Toyota last month released a forecast for total global sales of 10.55 million vehicles last year, but has yet to confirm official numbers.
"If we assume that the 10.8 million sales VW have reported is confirmed, it is very likely to be enough to place Volkswagen Group in the number one spot," said David Oakley, an analyst at LMC Automotive.
That would be the fifth consecutive year Volkswagen Group has held the position, Oakley said, adding it was too early to say whether Toyota or Renault-Nissan-Mitsubishi would be in second place, also because registration figures have not yet been published for all markets.
Volkswagen Group's figures include sales of light vehicles and trucks.
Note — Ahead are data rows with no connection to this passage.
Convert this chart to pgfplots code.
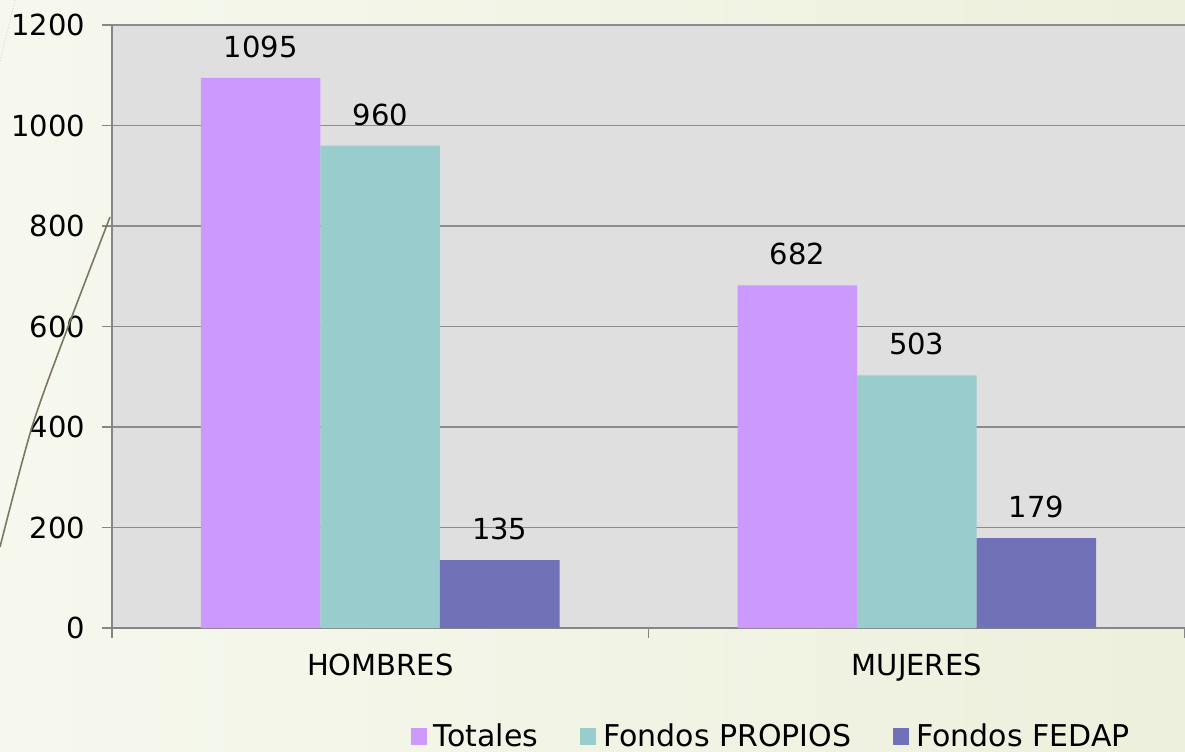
\documentclass[border=0pt]{standalone}
\usepackage{fontspec}
\setmainfont{DejaVu Sans}
\usepackage{pgfplots}
\pgfplotsset{compat=1.18}
\usetikzlibrary{backgrounds}
\definecolor{cTot}{HTML}{CC99FF}
\definecolor{cProp}{HTML}{99CCCC}
\definecolor{cFed}{HTML}{7171B8}
\definecolor{plotbg}{HTML}{DFDFDF}
\definecolor{gridc}{HTML}{8C8C8C}
\definecolor{axisc}{HTML}{868686}
\definecolor{decoc}{HTML}{7D7760}
\begin{document}
\begin{tikzpicture}
\begin{axis}[
  at={(56pt,-314pt)}, anchor=south west,
  scale only axis, width=536.5pt, height=301.5pt,
  ybar=0pt, bar width=59.75pt,
  xmin=-0.5, xmax=1.5, ymin=0, ymax=1200,
  xtick={0,1}, xticklabels={HOMBRES,MUJERES},
  ytick={0,200,...,1200},
  extra x ticks={-0.5,0.5,1.5}, extra x tick labels={},
  extra x tick style={xtick style={draw=axisc, line width=0.6pt}, major tick length=5pt, grid=none},
  xtick style={draw=none},
  ytick style={draw=axisc, line width=0.6pt},
  tick align=outside, major tick length=5pt,
  axis x line*=bottom, axis y line*=left,
  axis line style={draw=axisc, line width=1.1pt},
  ymajorgrids, major grid style={draw=gridc, line width=0.6pt},
  axis background/.style={fill=plotbg},
  tick label style={font=\fontsize{14.5pt}{17pt}\selectfont},
  yticklabel style={xshift=-5pt},
  xticklabel style={yshift=-4.5pt},
  /pgf/number format/assume math mode=true,
  /pgf/number format/1000 sep={},
  nodes near coords,
  nodes near coords style={font=\fontsize{14.5pt}{17pt}\selectfont, black, anchor=south, yshift=6.5pt},
  every node near coord/.append style={/pgf/number format/assume math mode=true},
  legend style={at={(0.6155,-0.180)}, anchor=center, draw=none, fill=none,
    font=\fontsize{15pt}{18pt}\selectfont,
    legend columns=3,
    /tikz/every odd column/.append style={column sep=1.5pt},
    /tikz/every even column/.append style={column sep=19pt}},
  legend image code/.code={\fill[#1] (0pt,-4.25pt) rectangle (8pt,4.25pt);},
]
\addplot[fill=cTot, draw=none] coordinates {(0,1095) (1,682)};
\addplot[fill=cProp, draw=none] coordinates {(0,960) (1,503)};
\addplot[fill=cFed, draw=none] coordinates {(0,135) (1,179)};
\legend{Totales, Fondos PROPIOS, Fondos FEDAP}
\end{axis}
\draw[decoc, line width=0.8pt] plot[smooth] coordinates {(55pt,-108.5pt) (34pt,-163.5pt) (16pt,-213.5pt) (0pt,-273.5pt)};
\draw[gray!40, line width=0.4pt, densely dotted] (7.5pt,0pt) -- (0pt,-31pt);
\begin{scope}[on background layer]
\shade[left color={rgb,255:red,246;green,248;blue,238}, right color={rgb,255:red,237;green,240;blue,220}] (0pt,0pt) rectangle (592.5pt,-375.5pt);
\end{scope}
\pgfresetboundingbox
\path[use as bounding box] (0pt,0pt) rectangle (592.5pt,-375.5pt);
\end{tikzpicture}
\end{document}
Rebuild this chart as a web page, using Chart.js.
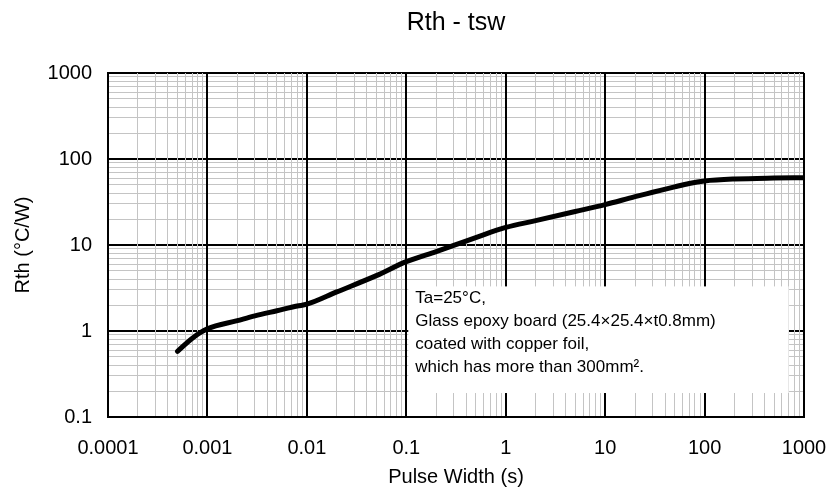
<!DOCTYPE html>
<html>
<head>
<meta charset="utf-8">
<title>Rth - tsw</title>
<script src="https://cdn.jsdelivr.net/npm/chart.js@4/dist/chart.umd.min.js"></script>
<style>
  html, body { margin: 0; padding: 0; background: #fff; }
  #wrap { width: 830px; height: 489px; }
</style>
</head>
<body>
<div id="wrap"><canvas id="rthChart" width="830" height="489"></canvas></div>
<script>
// Pulse width (s) and thermal resistance (°C/W)
const pulseWidth = [0.0005, 0.0007, 0.001, 0.002, 0.003, 0.005, 0.008, 0.01, 0.02, 0.05, 0.1, 0.2, 0.3, 0.5, 1, 2, 5, 10, 20, 30, 50, 70, 100, 200, 500, 1000];
const rthValues = [0.58, 0.82, 1.06, 1.32, 1.5, 1.72, 1.95, 2.05, 2.85, 4.4, 6.4, 8.4, 9.9, 12.2, 16, 19.2, 24.5, 29.5, 36.5, 41, 47.5, 52, 55.5, 58.5, 60, 60.5];

// decade tick labels
const xTickLabels = ["0.0001", "0.001", "0.01", "0.1", "1", "10", "100", "1000"];
const yTickLabels = ["0.1", "1", "10", "100", "1000"];

const noteLines = [
  "Ta=25°C,",
  "Glass epoxy board (25.4×25.4×t0.8mm)",
  "coated with copper foil,",
  "which has more than 300mm².",
];

const FONT = "Arial, 'Liberation Sans', sans-serif";

// 1..9 x 10^n ticks between the first and last decade label
function logTicks(labels) {
  const ticks = [];
  const first = Math.round(Math.log10(parseFloat(labels[0])));
  const last = Math.round(Math.log10(parseFloat(labels[labels.length - 1])));
  for (let e = first; e < last; e++) {
    for (let m = 1; m <= 9; m++) {
      ticks.push({ value: Number((m * Math.pow(10, e)).toPrecision(12)) });
    }
  }
  ticks.push({ value: Math.pow(10, last) });
  return ticks;
}

function isDecade(v) {
  const l = Math.log10(v);
  return Math.abs(l - Math.round(l)) < 1e-9;
}

function decadeLabel(labels) {
  return function (value) {
    if (!isDecade(value)) return "";
    const hit = labels.find((s) => Math.abs(parseFloat(s) - value) < value * 1e-6);
    return hit || "";
  };
}

function gridColor(ctx) {
  return ctx.tick && isDecade(ctx.tick.value) ? "#000000" : "#c4c4c4";
}

function gridWidth(ctx) {
  return ctx.tick && isDecade(ctx.tick.value) ? 2 : 1;
}

// white note box placed in data units
const noteBox = { xMin: 0.1, xMax: 700, yMin: 0.19, yMax: 3.3 };

const notePlugin = {
  id: "note",
  beforeDatasetsDraw(chart) {
    const { ctx, scales } = chart;
    const left = scales.x.getPixelForValue(noteBox.xMin) + 2;
    const right = scales.x.getPixelForValue(noteBox.xMax);
    const top = scales.y.getPixelForValue(noteBox.yMax);
    const bottom = scales.y.getPixelForValue(noteBox.yMin);
    ctx.save();
    ctx.fillStyle = "#ffffff";
    ctx.fillRect(left, top, right - left, bottom - top);
    ctx.fillStyle = "#000000";
    ctx.font = "17px " + FONT;
    ctx.textBaseline = "middle";
    ctx.textAlign = "left";
    noteLines.forEach((line, i) => {
      ctx.fillText(line, left + 7, top + 12 + i * 23);
    });
    ctx.restore();
  },
};

new Chart(document.getElementById("rthChart"), {
  type: "line",
  data: {
    datasets: [
      {
        label: "Rth",
        data: pulseWidth.map((x, i) => ({ x: x, y: rthValues[i] })),
        borderColor: "#000000",
        borderWidth: 5,
        borderCapStyle: "round",
        pointRadius: 0,
        fill: false,
        cubicInterpolationMode: "monotone",
      },
    ],
  },
  options: {
    responsive: false,
    animation: false,
    layout: { padding: { left: 0, right: 26, top: 0, bottom: 0 } },
    plugins: {
      legend: { display: false },
      tooltip: { enabled: false },
      title: {
        display: true,
        text: "Rth - tsw",
        fullSize: false,
        color: "#000",
        font: { family: FONT, size: 25, weight: "normal" },
        padding: { top: 8, bottom: 35 },
      },
    },
    scales: {
      x: {
        type: "logarithmic",
        min: 0.0001,
        max: 1000,
        afterBuildTicks: (scale) => { scale.ticks = logTicks(xTickLabels); },
        afterFit: (scale) => {
          scale.height = 72;
          scale.paddingLeft = 0;
          scale.paddingRight = 0;
        },
        ticks: {
          autoSkip: false,
          maxRotation: 0,
          padding: 19,
          color: "#000",
          font: { family: FONT, size: 20 },
          callback: decadeLabel(xTickLabels),
        },
        grid: { color: gridColor, lineWidth: gridWidth, drawTicks: false, z: -1 },
        border: { color: "#000", width: 2 },
        title: {
          display: true,
          text: "Pulse Width (s)",
          color: "#000",
          font: { family: FONT, size: 20 },
          padding: { top: 0, bottom: 0 },
        },
      },
      y: {
        type: "logarithmic",
        min: 0.1,
        max: 1000,
        afterBuildTicks: (scale) => { scale.ticks = logTicks(yTickLabels); },
        afterFit: (scale) => { scale.width = 108; },
        ticks: {
          autoSkip: false,
          padding: 16,
          color: "#000",
          font: { family: FONT, size: 20 },
          callback: decadeLabel(yTickLabels),
        },
        grid: { color: gridColor, lineWidth: gridWidth, drawTicks: false, z: -2 },
        border: { color: "#000", width: 2 },
        title: {
          display: true,
          text: "Rth (°C/W)",
          color: "#000",
          font: { family: FONT, size: 20 },
          padding: { top: 11, bottom: 0 },
        },
      },
    },
  },
  plugins: [notePlugin],
});
</script>
</body>
</html>
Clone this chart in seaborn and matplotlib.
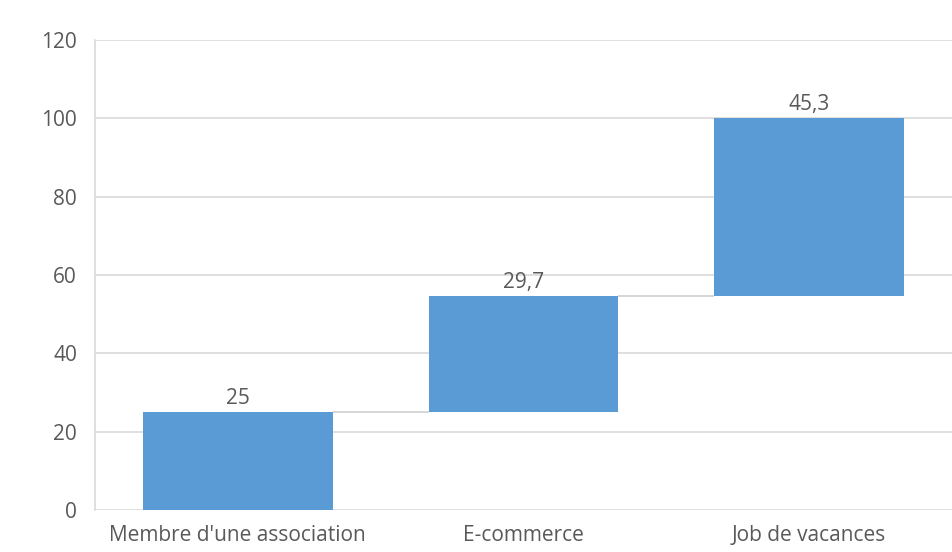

Measured by passenger cars alone, registrations last year would have accounted for 10.1 million, it said.
"If we looked at passenger cars only, the picture would be roughly similar. Volkswagen Group would still be ahead, although by a wider margin, as it is relatively less reliant on light commercial vehicles than the other two," Oakley said.
Only around 4 percent of Volkswagen Group’s sales were light commercial vehicles in 2018 compared with 12 to 15 percent for Renault-Nissan-Mitsubishi and Toyota Group, according to LMC.
If heavy goods vehicles were included in addition to light trucks and passenger cars, Volkswagen would still be ahead and Toyota would be in second place, Oakley said.
Volkswagen said the VW brand delivered 6.24 million vehicles last year, while premium brands Audi <NSUG.DE> and Porsche posted registrations of 1.81 million and 256,000 respectively.
This makes Audi the third biggest selling premium brand behind BMW, which delivered 2,125,026 cars and leader Mercedes-Benz, which sold 2.31 million passenger cars.
Volkswagen said the ongoing trade dispute with the United States had dampened the business climate in China, its most important market, over the second half of 2018.
Volkswagen's head of sales, Christian Dahlheim, said in a webcast on Friday that he expected demand in China to remain stable in 2019, although the first quarter would be challenging.
Separately, Dahlheim said the German carmaker did not foresee a significant financial impact in 2019 from the implementation of the new WLTP emissions standard, which cost the company 1 billion euros (£897.5 million) in 2018.
Volkswagen Group said December deliveries fell 8.4 percent, to 916,200 vehicles, from 999,900 a year earlier.
December group deliveries to China dropped by 12.5 percent year-on-year, the Wolsburg-based carmaker said, adding deliveries also fell by 5.6 percent in Europe and by 3.4 percent in the United States.